From a corporate development perspective, we will continue to pursue various strategic opportunities that have potential to enhance shareholder value, which may involve a capital structure review, strategic partnerships, and/or merger and acquisition scenarios. Management strongly believes that the current market capitalization of the Company as reflected in its share price does not adequately reflect Serenic’s fair value, especially given that it has cash resources at period end of almost $4.5 million that equates to $0.30 per share. Management continues with its resolve to take appropriate action that will best serve the interests of shareholders to rectify this situation.
We believe the Company is adequately financed to operate as anticipated.
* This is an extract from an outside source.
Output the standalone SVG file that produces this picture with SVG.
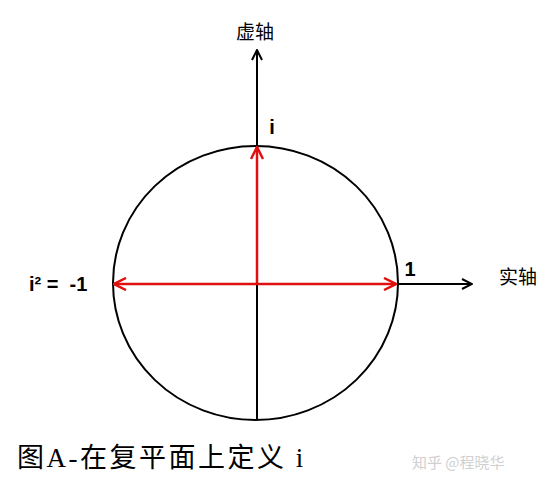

We remain excited about our future opportunities and remain confident in our belief that our intended course of action for Fiscal 2013 will result in the achievement of greater value for all of our stakeholders.
Grant of Stock Options to Directors and Officers.
The Company authorized on July 24, 2012, a grant of 20,000 stock options to each of Dwayne Kushniruk, Chairman, Randy Keith, President and Chief Executive Officer, Ronald Odynski and Doug Thomson, independent directors and a grant of 10,000 stock options to each of David Tam, Secretary, and Paul Johnston, Chief Financial Officer. These stock option grant represent a portion of the annual allotment due for serving as directors and officers of the Corporation. The options granted have an exercise price of $0.20, vest 1/3 annually on the anniversary date of the grant, expire in five years if unexercised, and comply with the Company’s compensation plan for Directors and Officers, the terms of the Corporation’s stock option plan and the appropriate policies of TSX Venture Exchange.